MAE-Based Self-Supervised Pretraining for Data-Efficient Medical Image Segmentation Using nnFormer

arXiv cs.CV / 4/28/2026

📰 NewsModels & Research

Key Points

  • The paper proposes a data-efficient self-supervised pretraining method for nnFormer-based volumetric medical image segmentation using Masked Autoencoders (MAE).
  • It addresses the practical issue that transformer segmentation models often require large labeled datasets, risk overfitting, and can be unstable to train, which is costly in medical domains.
  • The method pretrains the model on abundant unlabeled 3D medical images by reconstructing randomly masked input regions to learn anatomical and structural representations.
  • The pretrained encoder is then fine-tuned on labeled data for the downstream segmentation task, improving performance (higher Dice scores), convergence speed, and generalization when labeled data is limited.
  • Overall, the results support self-supervised learning as a suitable approach to mitigate labeled-data scarcity in medical image analysis when paired with transformer-based segmentation architectures like nnFormer.

Abstract

Transformer architectures, including nnFormer,have demonstrated promising results in volumetric medical image segmentation by being able to capture long-range spatial interactions. Although they have high performance, these models need large quantities of labeled training data and are also likely to overfit and become training unstable. This is a serious practical problem because it is not only time-consuming but also expensive to obtain medical images that are annotated by experts. Moreover, fully supervised traditional training pipelines do not take advantage of the available large amounts of unlabeled medical imaging data that can be easily obtained in the clinics. We have solved these drawbacks by advancing the efficiency of the nnFormer with a self-supervised pretraining framework, which is based on the Masked Autoencoders (MAE). In this method, the model is pretrained on unlabeled volumetric medical images to reconstruct randomly masked parts of the input. This allows the encoder to learn meaningful anatomical and structural representations . The encoder is then further fine-tuned on a labeled dataset on the downstream segmentation task.
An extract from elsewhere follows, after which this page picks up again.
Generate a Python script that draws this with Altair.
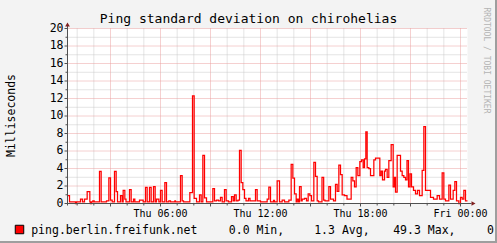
import altair as alt
import pandas as pd

# ---- data (hours since Thu 00:00, value in ms; step series) ----
hours = [0.42,0.54,0.90,0.96,1.20,1.32,1.44,1.60,1.76,1.80,1.86,1.94,2.02,2.34,2.44,2.76,2.90,3.00,3.10,3.24,
         3.34,3.42,3.60,3.70,3.76,3.86,3.93,4.14,4.24,4.38,4.46,4.74,4.96,5.10,5.20,5.34,5.44,5.58,5.68,5.76,
         5.90,6.00,6.10,6.26,6.36,6.50,6.60,6.86,6.90,7.20,7.30,7.38,7.76,7.92,8.02,8.16,8.34,8.44,8.54,8.64,
         8.76,9.14,9.24,9.36,9.48,9.60,9.70,9.84,9.94,10.08,10.26,10.36,10.44,10.54,10.65,10.74,10.84,10.94,11.04,11.13,
         11.28,11.37,11.70,11.80,12.00,12.40,12.50,12.60,12.78,12.84,13.00,13.14,13.30,13.44,13.70,13.84,13.94,14.04,14.14,14.20,
         14.28,14.34,14.44,14.50,14.64,14.76,14.86,14.96,15.06,15.20,15.30,15.40,15.48,15.69,15.79,15.87,16.10,16.20,16.38,16.50,
         16.60,16.70,16.80,16.90,17.04,17.19,17.44,17.54,17.64,17.74,17.84,17.96,18.06,18.16,18.24,18.32,18.40,18.50,18.60,18.80,
         18.90,19.16,19.24,19.32,19.44,19.50,19.60,19.70,19.84,19.96,20.04,20.10,20.20,20.40,20.50,20.60,20.70,20.79,20.88,20.97,
         21.06,21.18,21.30,21.42,21.54,21.70,21.80,21.90,22.20,22.38,22.60,22.74,22.90,23.00,23.10,23.30,23.40,23.56,23.66,23.76,
         23.90,24.00,24.10,24.20,24.30,24.42]
values = [0.9,0.2,0.0,0.2,0.5,0.2,0.5,1.37,0.2,0.0,0.2,0.3,0.2,3.66,0.2,0.3,2.93,0.4,0.2,3.66,
          1.37,0.2,0.9,0.2,1.5,0.5,0.2,1.6,0.2,0.5,0.2,0.4,0.2,1.83,0.2,1.83,0.2,1.94,0.2,0.5,
          0.2,1.5,0.2,2.4,0.2,0.3,0.2,0.3,0.2,3.2,0.3,0.2,1.25,12.3,0.6,0.2,1.0,0.2,5.5,0.65,
          0.2,1.7,0.3,0.4,0.3,0.7,0.2,1.6,0.3,0.2,0.8,0.3,1.0,0.3,0.4,6.06,2.4,1.6,0.6,0.3,
          0.6,0.3,1.6,0.3,0.2,0.5,1.87,0.2,0.35,0.2,2.6,0.2,0.4,0.2,0.4,4.46,2.9,1.1,0.2,0.5,
          0.2,1.94,0.3,0.5,0.6,0.3,1.1,0.9,0.3,4.7,3.1,0.3,0.2,3.0,0.4,0.3,1.94,0.5,0.3,2.2,
          1.4,4.4,3.3,1.0,0.9,0.5,3.0,2.6,1.9,4.1,3.2,4.8,5.0,4.1,5.1,8.2,4.1,4.0,3.2,5.0,
          5.2,3.2,3.7,2.7,3.7,3.9,3.0,4.9,6.74,1.9,3.0,1.3,5.5,3.7,3.2,3.0,2.7,4.9,1.9,3.4,
          1.9,1.5,1.1,1.5,0.9,3.8,8.8,1.5,0.7,0.5,0.9,0.5,3.5,0.5,0.3,2.1,0.5,1.5,2.5,0.3,
          0.0,0.7,0.5,1.5,0.3,0.3]

y_ticks = [0, 2, 4, 6, 8, 10, 12, 14, 16, 18, 20]
y_minor = [1, 3, 5, 7, 9, 11, 13, 15, 17, 19]
x_major = [3, 6, 9, 12, 15, 18, 21, 24]
x_minor = [1, 2, 4, 5, 7, 8, 10, 11, 13, 14, 16, 17, 19, 20, 22, 23]
x_label_pos = [6, 12, 18, 24]
x_labels = ["Thu 06:00", "Thu 12:00", "Thu 18:00", "Fri 00:00"]

title = "Ping standard deviation on chirohelias"
y_title = "Milliseconds"
series_name = "ping.berlin.freifunk.net"
stats = ["0.0 Min,", "1.3 Avg,", "49.3 Max,", "0."]

FONT = "DejaVu Sans Mono"
W, H = 400, 175

df = pd.DataFrame({"h": hours, "v": values})
xs = alt.Scale(domain=[0.42, 24.42], nice=False, zero=False)
ys = alt.Scale(domain=[0, 20], nice=False)

hmin = alt.Chart(pd.DataFrame({"v": y_minor})).mark_rule(color="#C8C8C8", strokeDash=[1, 1], strokeWidth=1).encode(
    y=alt.Y("v:Q", scale=ys, axis=None), x=alt.value(0), x2=alt.value(W))
hmaj = alt.Chart(pd.DataFrame({"v": y_ticks[1:]})).mark_rule(color="#EBA0A0", strokeDash=[1, 1], strokeWidth=1).encode(
    y=alt.Y("v:Q", scale=ys, axis=None), x=alt.value(0), x2=alt.value(W))
vmin = alt.Chart(pd.DataFrame({"h": x_minor})).mark_rule(color="#C8C8C8", strokeDash=[1, 1], strokeWidth=1).encode(
    x=alt.X("h:Q", scale=xs, axis=None), y=alt.value(0), y2=alt.value(H))
vmaj = alt.Chart(pd.DataFrame({"h": x_major})).mark_rule(color="#EBA0A0", strokeDash=[1, 1], strokeWidth=1).encode(
    x=alt.X("h:Q", scale=xs, axis=None), y=alt.value(0), y2=alt.value(H))

line = alt.Chart(df).mark_line(interpolate="step-after", color="#FF0000", strokeWidth=1.25).encode(
    x=alt.X("h:Q", scale=xs, axis=None), y=alt.Y("v:Q", scale=ys, axis=None))

# axes
yaxis = alt.Chart(pd.DataFrame({"a": [0]})).mark_rule(color="#505050").encode(
    x=alt.value(0), y=alt.value(-3), y2=alt.value(H + 2))
xaxis = alt.Chart(pd.DataFrame({"a": [0]})).mark_rule(color="#505050").encode(
    x=alt.value(-2), x2=alt.value(404), y=alt.value(H))
yarrow = alt.Chart(pd.DataFrame({"a": [0]})).mark_point(shape="triangle-up", filled=True, color="#7F1F1F", size=22, opacity=1).encode(
    x=alt.value(0), y=alt.value(-4))
xarrow = alt.Chart(pd.DataFrame({"a": [0]})).mark_point(shape="triangle-right", filled=True, color="#7F1F1F", size=22, opacity=1).encode(
    x=alt.value(406), y=alt.value(H))
yticks_min = alt.Chart(pd.DataFrame({"v": y_minor})).mark_rule(color="#505050").encode(
    y=alt.Y("v:Q", scale=ys, axis=None), x=alt.value(-2), x2=alt.value(0))
yticks_maj = alt.Chart(pd.DataFrame({"v": y_ticks})).mark_rule(color="#505050").encode(
    y=alt.Y("v:Q", scale=ys, axis=None), x=alt.value(-3), x2=alt.value(0))
xticks_min = alt.Chart(pd.DataFrame({"h": x_minor})).mark_rule(color="#505050").encode(
    x=alt.X("h:Q", scale=xs, axis=None), y=alt.value(H), y2=alt.value(H + 2))
xticks_maj = alt.Chart(pd.DataFrame({"h": x_major})).mark_rule(color="#505050").encode(
    x=alt.X("h:Q", scale=xs, axis=None), y=alt.value(H), y2=alt.value(H + 3))

ylab = alt.Chart(pd.DataFrame({"v": y_ticks})).mark_text(font=FONT, fontSize=11.5, align="right", baseline="middle", color="#000000").encode(
    y=alt.Y("v:Q", scale=ys, axis=None), x=alt.value(-4), text=alt.Text("v:Q", format="d"))
xlab = alt.Chart(pd.DataFrame({"h": x_label_pos, "t": x_labels})).mark_text(font=FONT, fontSize=10, align="center", baseline="alphabetic", color="#000000").encode(
    x=alt.X("h:Q", scale=xs, axis=None), y=alt.value(H + 13), text="t:N")

def txt(s, x, y, size, **kw):
    return alt.Chart(pd.DataFrame({"t": [s]})).mark_text(font=FONT, fontSize=size, **kw).encode(
        x=alt.value(x), y=alt.value(y), text="t:N")

ttl = txt(title, 181, -6, 13, align="center", baseline="alphabetic", color="#000000")
ytl = txt(y_title, -56, 87, 11.5, align="center", baseline="middle", angle=270, color="#000000")
wm = txt("RRDTOOL / TOBI OETIKER", 418, 32, 8, align="center", baseline="middle", angle=90, color="#B4B4B4")

leg_sq = alt.Chart(pd.DataFrame({"a": [0]})).mark_square(size=72, fill="#FF0000", stroke="#000000", strokeWidth=1, opacity=1).encode(
    x=alt.value(-48), y=alt.value(201))
leg_name = txt(series_name, -36.3, 205, 11.5, align="left", baseline="alphabetic", color="#000000")
leg_s = [txt(s, xp, 205, 11.5, align="left", baseline="alphabetic", color="#000000")
         for s, xp in zip(stats, [161.3, 246.7, 325.7, 419.5])]

# frame shading
frame_b = alt.Chart(pd.DataFrame({"a": [0]})).mark_rule(color="#9E9E9E", strokeWidth=2).encode(
    x=alt.value(-68), x2=alt.value(430), y=alt.value(213.5))
frame_r = alt.Chart(pd.DataFrame({"a": [0]})).mark_rule(color="#9E9E9E", strokeWidth=2).encode(
    x=alt.value(428.5), y=alt.value(-29), y2=alt.value(215))

chart = alt.layer(
    hmin, vmin, hmaj, vmaj, line, yaxis, xaxis, yticks_min, yticks_maj, xticks_min, xticks_maj,
    yarrow, xarrow, ylab, xlab, ttl, ytl, wm, leg_sq, leg_name, *leg_s, frame_b, frame_r
).properties(
    width=W, height=H,
    autosize=alt.AutoSizeParams(type="none"),
    padding={"left": 67.5, "top": 28.5, "right": 29.5, "bottom": 39.5},
    background="#F3F3F3",
).configure_view(fill="#FFFFFF", stroke=None)

chart.save("out.html", embed_options={"renderer": "svg", "actions": False})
Conducted Experiment shows that the offered method leads to a higher segmentation performance on the count of Dice score, a quicker convergence rate on the course of the fine-tuning procedure, and a superior generalization on the basis of limited labeled data . These findings validate that self-supervised learning combined with transformer-based segmentation models is an appropriate approach to the problem of data shortage in medical image analysis.